Am I suggesting the complete obliteration of hundreds of years of familial titles? Am I suggesting that we disconnect the one thing that keeps some people Jewish? Eliminate our historic, Old World flair?

You bet I am! And for a very good reason. But first, I have to get personal.

Patrick A is the name I use in my daily life. I only recently started calling myself Patrick Aleph because I could not blog on many sites (including this one) as "Patrick A." But Patrick A is my name in every way: my stage namemy writing name, the name I use at my job, the name my friends call me, it's everything. You can tell immediately, though, that the name "Aleph" is a Hebrew character, and not an "actual" last name. No one knows my family name. And they'll never know.

The Jewish Name Game is an amazing sport. At shul, a networking event, or any situation where name tags are involved, Jews go into Jewish Geography overdrive. "Your name is Grossman? Is your family from Monsey? Did they own the glatt deli down the street from Temple Beth Blah-Blah-Blah? Oh, my G_d! We went to summer camp together!"

This can be fun, and I've played this game before. But it has a dark side to it.

Jews have banded together through history because of persecution. So a Jewish last name was a "screw you" to the establishment.
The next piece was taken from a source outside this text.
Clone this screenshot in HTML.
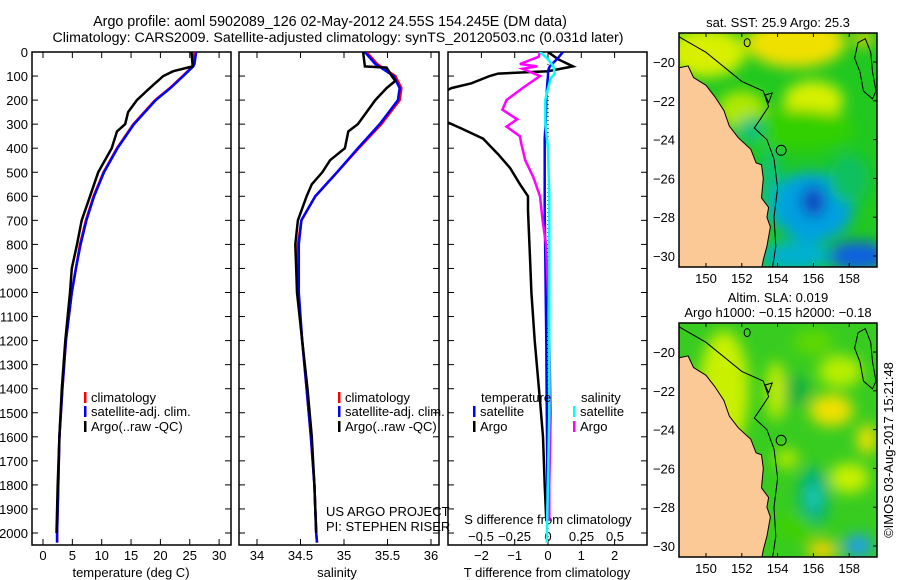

And when two Jews met, they had an instant connection, a feeling of safety and comfort in each others presence. A name was an easy way of saying, "don't worry, we're in this together".

In a world where anti-Semitism is becoming less a reality and more of an inside joke, what happens to the Jewish Name Game? It becomes a commercial nightmare; a transactional tool that is exploitive and frankly, demeans the Jewish people.